Right now the biggest concern is my local HMO insurance company. My primary sent in an urgent letter to get this appointment approved (out of network). I may end up paying $300 to 500 to see this doctor if the approval doesn't come in on time (ugh). I did talk to my ENT in Albany and he concurs that Dr. Genden in NYC is the top guy and that an all in one surgery with the robot would be the best treatment instead of the planned two step (biopsy surgery followed by surgery/neck resection (if necessary)). I personally want it over on one surgery. The ENT is willing to help me get the insurance company to agree but I fear they will take forever to review and will then deny me because of the added cost. I don't think Mount Sinai will take be if they can't be assured of being paid.

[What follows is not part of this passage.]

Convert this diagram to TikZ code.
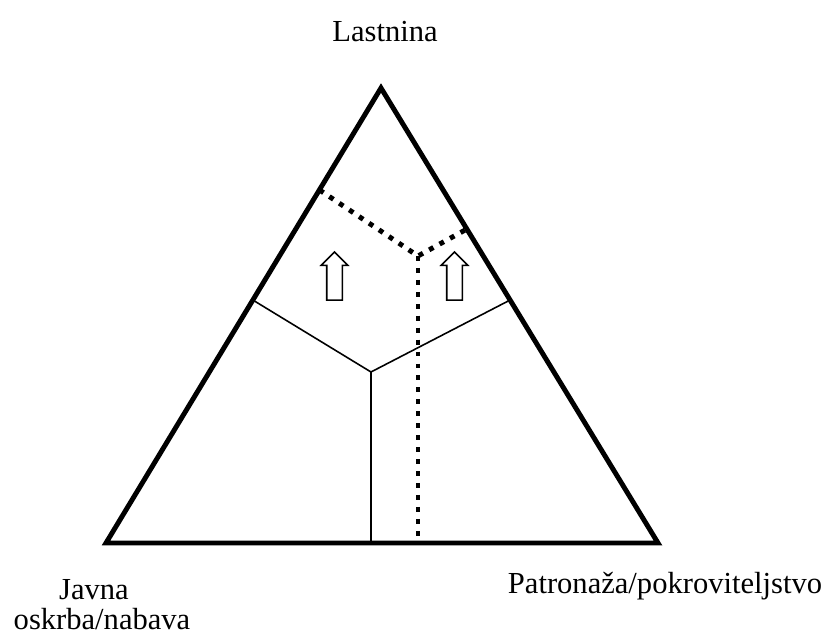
\documentclass[tikz,border=0pt]{standalone}
\usepackage{fontspec}
\setmainfont{Liberation Serif}
\usetikzlibrary{shapes.arrows, calc}

\begin{document}
\begin{tikzpicture}[x=0.02cm, y=-0.02cm,
    every node/.style={font=\fontsize{17.4}{20}\selectfont, inner sep=0pt},
    edge/.style={line width=2.8pt, line join=miter},
    divide/.style={line width=0.9pt},
    shifted/.style={line width=2.8pt, dash pattern=on 2.8pt off 4pt},
    uparrow/.style={single arrow, draw, line width=0.9pt, rotate=90, inner sep=0.14cm, minimum height=0.96cm, single arrow head extend=0.11cm}
]
\useasboundingbox (0,0) rectangle (839,635);

% Triangle
\coordinate (apex) at (381,88);
\coordinate (lcorner) at (106,543);
\coordinate (rcorner) at (658,543);
\draw[edge] (apex) -- (lcorner) -- (rcorner) -- cycle;

% Solid division
\coordinate (mid) at (371,372);
\coordinate (midL) at ($(apex)!0.466!(lcorner)$);
\coordinate (midR) at ($(apex)!0.466!(rcorner)$);
\draw[divide] (midL) -- (mid) -- (midR);
\draw[divide] (mid) -- (mid |- lcorner);

% Shifted division
\coordinate (shift) at (418,256);
\coordinate (shiftL) at ($(apex)!0.224!(lcorner)$);
\coordinate (shiftR) at ($(apex)!0.31!(rcorner)$);
\draw[shifted] (shiftL) -- (shift) -- (shiftR);
\draw[shifted] (shift) -- (shift |- lcorner);

% Arrows
\node[uparrow] (arrowL) at (334.5,280) {};
\node[uparrow] (arrowR) at (454.5,280) {};

% Labels
\node[anchor=base] (own) at (385,42) {Lastnina};
\node[anchor=base] (pub1) at (94,599) {Javna};
\node[anchor=base] (pub2) at (102,629) {oskrba/nabava};
\node[anchor=base] (pat) at (665,593) {Patronaža/pokroviteljstvo};

\end{tikzpicture}
\end{document}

Wonderful, I just got a call from the insurance company they authorized the visit on Thursday and told me what I have to do to get the surgery approved. The woman was very nice and I am now hopeful. Let's hope my luck holds.

sweetblood22's picture
sweetblood22
Posts: 3228
Joined: Jan 2010

That's great, Lizzie. I am hopping all goes well for you with your insurance and your appointment.

UWSNYC
Posts: 11
Joined: Aug 2010

I was treated by Dr Genden at Mount Sinai last year. I had a good experience. Please feel free to contact me if you have any questions.
If you decide to have your treatment in NYC, the American Cancer Society runs Hope Lodge on West 32nd St. They provide free housing for the person undergoing treatment and his/her caregiver. Mount Sinai can make the arrangements for you. You need to plan ahead, but I understand it's well worth it.

Kent Cass's picture
Kent Cass
Posts: 1749
Joined: Nov 2009

Great to hear the Insurance is cooperating, and hope Thursday's meet results in the best solution by the most capable you could expect. Excellent to hear. Keep moving forward, Lizzie. You are getting this done the right way.

And UWSNYC- an exceptional bit of info for Lizzie.